Mark is a gifted story teller, a gifted evangelist, because he draws us into the story. We become more than an audience; we become participants. Mark’s open ended conclusion invites us to pick up the pen, so to speak, where he left off. My friends, in chapter 1, verse 1, Mark tells us that his story is the beginning of the gospel, the beginning of the good news about Jesus Christ, the Son of God. And you and I are the builders on that foundation, that beginning.

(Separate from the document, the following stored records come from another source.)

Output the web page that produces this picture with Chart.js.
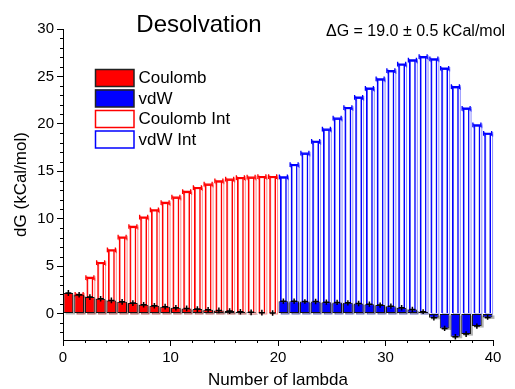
<!DOCTYPE html>
<html>
<head>
<meta charset="utf-8">
<script src="https://cdn.jsdelivr.net/npm/chart.js@4.4.0/dist/chart.umd.min.js"></script>
<style>
    html, body { margin: 0; padding: 0; background: #fff; }
</style>
</head>
<body>
<canvas id="chart" width="515" height="389"></canvas>
<script>
// values, one per lambda window
var coulomb = [2.15, 1.97, 1.73, 1.55, 1.37, 1.23, 1.09, 0.92, 0.81, 0.71,
               0.60, 0.53, 0.46, 0.39, 0.32, 0.25, 0.18, 0.12, 0.08, 0.05];
var coulombErr = [0.32, 0.28, 0.3, 0.3, 0.3, 0.3, 0.3, 0.3, 0.3, 0.3,
                  0.3, 0.3, 0.3, 0.3, 0.3, 0.3, 0.3, 0.3, 0.3, 0.3];
var vdw = [1.30, 1.30, 1.26, 1.26, 1.19, 1.16, 1.12, 1.05, 0.98, 0.88,
           0.77, 0.60, 0.42, 0.18, -0.46, -1.58, -2.46, -2.18, -1.33, -0.42];
var vdwErr = [0.28, 0.28, 0.25, 0.28, 0.28, 0.28, 0.28, 0.28, 0.28, 0.28,
              0.28, 0.28, 0.28, 0.25, 0.28, 0.28, 0.3, 0.3, 0.28, 0.25];
var coulombInt = [0, 2.0, 3.79, 5.37, 6.71, 8.05, 9.17, 10.16, 10.93, 11.70,
                  12.26, 12.86, 13.28, 13.63, 13.98, 14.16, 14.33, 14.37, 14.44, 14.44];
var vdwInt = [14.4, 15.7, 16.9, 18.15, 19.43, 20.59, 21.71, 22.8, 23.75, 24.73,
              25.6, 26.3, 26.73, 27.08, 26.84, 25.86, 23.92, 21.64, 19.88, 19.0];
var intErr = 0.25;
var xTicks = [0, 10, 20, 30, 40];
var yTicks = [0, 5, 10, 15, 20, 25, 30];

const font = "'Liberation Sans', Arial, sans-serif";

// bar i of a window sits in the middle of its lambda slot
function points(values, start) {
    return values.map(function (v, i) { return { x: start + i + 0.5, y: v }; });
}

// gray drop shadow under the filled bars, light outline beside the hollow ones
const shadows = {
    id: 'shadows',
    beforeDatasetDraw(chart, args) {
        const ds = chart.data.datasets[args.index];
        const ctx = chart.ctx;
        ctx.save();
        args.meta.data.forEach(function (bar) {
            const top = Math.min(bar.y, bar.base), h = Math.abs(bar.base - bar.y);
            if (h < 0.5) return;
            if (ds.hollow) {
                ctx.strokeStyle = ds.shade;
                ctx.lineWidth = 1;
                ctx.strokeRect(bar.x - bar.width / 2 + 1.5, top + 1, bar.width, h);
            } else {
                ctx.fillStyle = 'rgba(0,0,0,0.3)';
                ctx.fillRect(bar.x - bar.width / 2 + 2, top + 1.5, bar.width, h);
            }
        });
        ctx.restore();
    },
    afterDatasetDraw(chart, args) {
        const ds = chart.data.datasets[args.index];
        const ctx = chart.ctx, y = chart.scales.y;
        ctx.save();
        args.meta.data.forEach(function (bar, i) {
            const v = ds.data[i].y;
            if (v === 0) return;
            const e = ds.hollow ? intErr : ds.errors[i];
            const py = y.getPixelForValue(v);
            const hi = y.getPixelForValue(v + e), lo = y.getPixelForValue(v - e);
            if (ds.hollow) {
                // H shaped marker
                [[ds.shade, 1], [ds.borderColor, 0]].forEach(function (s) {
                    ctx.strokeStyle = s[0];
                    ctx.lineWidth = 1.3;
                    ctx.beginPath();
                    ctx.moveTo(bar.x - 4 + s[1], hi + s[1]); ctx.lineTo(bar.x - 4 + s[1], lo + s[1]);
                    ctx.moveTo(bar.x + 4 + s[1], hi + s[1]); ctx.lineTo(bar.x + 4 + s[1], lo + s[1]);
                    ctx.moveTo(bar.x - 4 + s[1], py + s[1]); ctx.lineTo(bar.x + 4 + s[1], py + s[1]);
                    ctx.stroke();
                });
            } else {
                ctx.strokeStyle = '#000';
                ctx.lineWidth = 1.5;
                ctx.beginPath();
                ctx.moveTo(bar.x, hi); ctx.lineTo(bar.x, lo);
                ctx.moveTo(bar.x - 3, py); ctx.lineTo(bar.x + 3, py);
                ctx.stroke();
            }
        });
        ctx.restore();
    }
};

// minor ticks, legend box and the two headings
const decorations = {
    id: 'decorations',
    afterDraw(chart) {
        const ctx = chart.ctx, x = chart.scales.x, y = chart.scales.y;
        const area = chart.chartArea;
        ctx.save();
        ctx.strokeStyle = '#000';
        ctx.lineWidth = 1;
        ctx.beginPath();
        for (let v = -2; v <= 30; v++) {
            if (v % 5 === 0) continue;
            const py = Math.round(y.getPixelForValue(v)) + 0.5;
            ctx.moveTo(area.left - 3, py); ctx.lineTo(area.left, py);
        }
        for (let v = 2; v < 40; v += 2) {
            if (v % 10 === 0) continue;
            const px = Math.round(x.getPixelForValue(v)) + 0.5;
            ctx.moveTo(px, area.bottom); ctx.lineTo(px, area.bottom + 3);
        }
        ctx.stroke();

        // legend
        const rowTops = [69, 89.5, 110, 130.5];
        ctx.font = '17px ' + font;
        ctx.textBaseline = 'middle';
        chart.data.datasets.forEach(function (ds, i) {
            const top = rowTops[i];
            ctx.fillStyle = ds.hollow ? '#fff' : ds.backgroundColor;
            ctx.fillRect(95, top, 39, 17.5);
            ctx.lineWidth = 1.5;
            ctx.strokeStyle = ds.hollow ? ds.borderColor : '#222';
            ctx.strokeRect(95.5, top + 0.5, 38.5, 17);
            ctx.fillStyle = '#000';
            ctx.fillText(ds.label, 138.5, top + 9.5);
        });

        ctx.textBaseline = 'alphabetic';
        ctx.font = '24px ' + font;
        ctx.textAlign = 'center';
        ctx.fillText('Desolvation', 199, 32);
        ctx.font = '16px ' + font;
        ctx.textAlign = 'left';
        ctx.fillText('\u0394G = 19.0 \u00B1 0.5 kCal/mol', 326, 35.5);
        ctx.restore();
    }
};

new Chart('chart', {
    type: 'bar',
    data: {
        datasets: [{
            label: 'Coulomb',
            data: points(coulomb, 0),
            errors: coulombErr,
            backgroundColor: '#ff0000',
            borderColor: '#111',
            borderWidth: 1,
            borderSkipped: false,
            barPercentage: 0.9,
            order: 0
        }, {
            label: 'vdW',
            data: points(vdw, 20),
            errors: vdwErr,
            backgroundColor: '#0000ff',
            borderColor: '#111',
            borderWidth: 1,
            borderSkipped: false,
            barPercentage: 0.9,
            order: 0
        }, {
            label: 'Coulomb Int',
            data: points(coulombInt, 0),
            hollow: true,
            shade: 'rgba(255,0,0,0.45)',
            backgroundColor: 'rgba(0,0,0,0)',
            borderColor: '#ff0000',
            borderWidth: 1.5,
            barPercentage: 0.64,
            order: 1
        }, {
            label: 'vdW Int',
            data: points(vdwInt, 20),
            hollow: true,
            shade: 'rgba(0,0,255,0.45)',
            backgroundColor: 'rgba(0,0,0,0)',
            borderColor: '#0000ff',
            borderWidth: 1.5,
            barPercentage: 0.64,
            order: 1
        }]
    },
    options: {
        responsive: false,
        animation: false,
        datasets: { bar: { grouped: false, categoryPercentage: 1 } },
        layout: { padding: { left: 0, right: 22, top: 29, bottom: 0 } },
        plugins: { legend: { display: false }, tooltip: { enabled: false } },
        scales: {
            x: {
                type: 'linear',
                min: 0,
                max: 40,
                offset: false,
                afterFit: function (s) { s.height = 49; },
                afterBuildTicks: function (s) { s.ticks = xTicks.map(function (v) { return { value: v }; }); },
                grid: { offset: false, drawOnChartArea: false, tickLength: 6, tickColor: '#000' },
                border: { color: '#000', width: 1 },
                ticks: { color: '#000', font: { family: font, size: 15 }, padding: 3, maxRotation: 0 },
                title: { display: true, text: 'Number of lambda', color: '#000', font: { family: font, size: 17 }, padding: { top: 0, bottom: -2 } }
            },
            y: {
                min: -2.8,
                max: 30,
                afterFit: function (s) { s.width = 63; },
                afterBuildTicks: function (s) { s.ticks = yTicks.map(function (v) { return { value: v }; }); },
                grid: { drawOnChartArea: false, tickLength: 6, tickColor: '#000' },
                border: { color: '#000', width: 1 },
                ticks: { color: '#000', font: { family: font, size: 15 }, padding: 3 },
                title: { display: true, text: 'dG (kCal/mol)', color: '#000', font: { family: font, size: 17 }, padding: { top: 11, bottom: 0 } }
            }
        }
    },
    plugins: [shadows, decorations]
});
</script>
</body>
</html>
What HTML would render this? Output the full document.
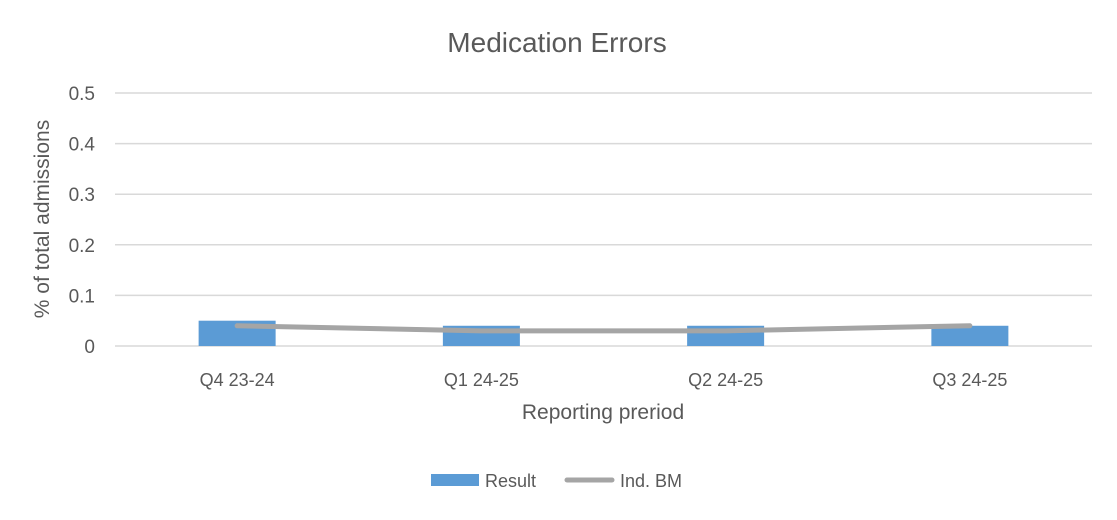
<!DOCTYPE html>
<html><head><meta charset="utf-8"><style>
body{margin:0;background:#fff;font-family:"Liberation Sans",sans-serif;}
</style></head><body>
<svg id="chart" width="1117" height="515" xmlns="http://www.w3.org/2000/svg" font-family="Liberation Sans, sans-serif">
<rect width="1117" height="515" fill="#fff"/>
<text x="557" y="52" text-anchor="middle" font-size="28" fill="#595959">Medication Errors</text>
<g id="grid"></g><g id="bars"></g><g id="line"></g><g id="labels"></g>
<text transform="translate(49,219) rotate(-90)" text-anchor="middle" font-size="21" fill="#595959">% of total admissions</text>
<text x="603" y="419" text-anchor="middle" font-size="21" fill="#595959">Reporting preriod</text>
<g>
<rect x="431" y="474" width="48" height="12" fill="#5b9bd5"/>
<text x="485" y="487" font-size="18" fill="#595959">Result</text>
<line x1="567" y1="480" x2="612" y2="480" stroke="#a5a5a5" stroke-width="5" stroke-linecap="round"/>
<text x="620" y="487" font-size="18" fill="#595959">Ind. BM</text>
</g>
</svg>
<script>
const categories=["Q4 23-24","Q1 24-25","Q2 24-25","Q3 24-25"];
const resultValues=[0.05,0.04,0.04,0.04];
const benchmarkValues=[0.04,0.03,0.03,0.04];
const yTicks=[0,0.1,0.2,0.3,0.4,0.5];
const NS="http://www.w3.org/2000/svg";
const x0=115,x1=1092,y0=346,yTop=93,yMax=0.5;
const bw=(x1-x0)/categories.length;
function xc(i){return x0+bw*(i+0.5);}
function y(v){return y0-(v/yMax)*(y0-yTop);}
function mk(tag,attrs,parent){const e=document.createElementNS(NS,tag);for(const k in attrs)e.setAttribute(k,attrs[k]);document.getElementById(parent).appendChild(e);return e;}
yTicks.forEach(t=>{
 const l=mk('line',{x1:x0,x2:x1,y1:y(t),y2:y(t),stroke:'#d9d9d9','stroke-width':1.5},'grid');
 
 
 const tx=mk('text',{x:95,y:y(t)+7,'text-anchor':'end','font-size':19,fill:'#595959'},'labels');
 tx.textContent=String(t);
 
 
});
categories.forEach((c,i)=>{
 const w=77;
 const r=mk('rect',{x:xc(i)-w/2,y:y(resultValues[i]),width:w,height:y0-y(resultValues[i]),fill:'#5b9bd5'},'bars');
 
 
 const tx=mk('text',{x:xc(i),y:386,'text-anchor':'middle','font-size':18,fill:'#595959'},'labels');
 tx.textContent=c;
 
 
});
const pts=benchmarkValues.map((v,i)=>xc(i)+','+y(v)).join(' ');
const pl=mk('polyline',{points:pts,fill:'none',stroke:'#a5a5a5','stroke-width':5,'stroke-linecap':'round','stroke-linejoin':'round'},'line');


</script>
</body></html>
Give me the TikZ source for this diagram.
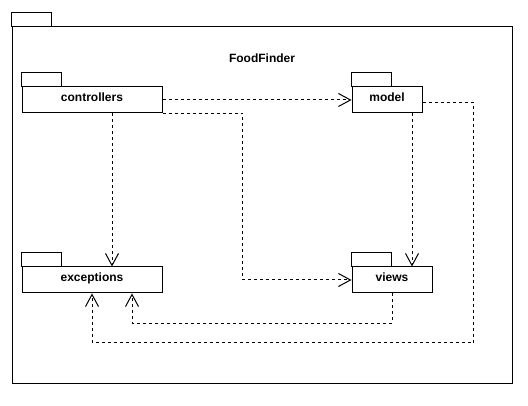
\documentclass[tikz,border=0pt]{standalone}
\usepackage{fontspec}
\setmainfont{Liberation Sans}
\usetikzlibrary{arrows.meta,calc}
\tikzset{
  pkg/.style={draw, line width=1pt, rectangle, inner sep=0pt, minimum height=26pt,
    font=\fontsize{12pt}{14pt}\selectfont\bfseries, text height=8pt, text depth=4pt},
  tab/.style={draw, line width=1pt},
  dep/.style={draw, line width=1pt, dash pattern=on 3pt off 3pt,
    -{Straight Barb[length=12pt,width=13pt,line width=1pt]}},
  title/.style={font=\fontsize{12pt}{14pt}\selectfont\bfseries, text height=8pt, text depth=4pt, inner sep=0pt}
}
\begin{document}
\begin{tikzpicture}[x=1pt,y=-1pt]
\useasboundingbox (0,0) rectangle (528,406);
% outer package
\node[draw, line width=1pt, minimum width=500pt, minimum height=356pt, inner sep=0pt] (frame) at (262,205) {};
\draw[tab] (frame.north west) rectangle ++(40,-14);
\node[title] (ftitle) at (262,61) {FoodFinder};
% packages
\node[pkg, minimum width=140pt] (controllers) at (92,100) {controllers};
\node[pkg, minimum width=70pt] (model) at (387,100) {model};
\node[pkg, minimum width=140pt] (exceptions) at (92,280) {exceptions};
\node[pkg, minimum width=80pt] (views) at (392,280) {views};
\foreach \n in {controllers,model,exceptions,views}
  \draw[tab] (\n.north west) rectangle ++(40,-14);
% dependencies
\draw[dep] (controllers.east) -- (model.west);
\draw[dep] ([xshift=20pt]controllers.south) -- ([xshift=20pt]controllers.south |- exceptions.north);
\draw[dep] (controllers.south east) -- ++(80,0) |- (views.west);
\draw[dep] ([xshift=25pt]model.south) -- ([xshift=25pt]model.south |- views.north);
\draw[dep] ([yshift=-3pt]model.east) -- ++(51,0) -- ++(0,240) -| (exceptions.south);
\draw[dep] (views.south) -- ++(0,30) -| ([xshift=40pt]exceptions.south);
\end{tikzpicture}
\end{document}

But some of you here this morning might have come to church carrying your own fears, your own anxieties, your own low expectations. Your morning may have begun in darkness… that’s more than likely since we live at the end of the time zone. But it’s light out now. And Jesus isn’t in that tomb anymore. He is risen. Easter, my friends, isn’t the end of the story; it’s the beginning. This morning’s gospel story is wonderful words of life for you and me because Easter has changed everything. Easter has brought light out of darkness; hope out of fear; power out of weakness; and most of all, life out of death. Jesus’ crucifixion looked like death; it looked like defeat; it looked like the end of the story. But it was just the beginning.
Do you believe that Jesus ain't in the tomb?
If you do, then it changes how we live. And it becomes good news that we cannot possibly keep to ourselves. So, GO and TELL because “Christ is risen!”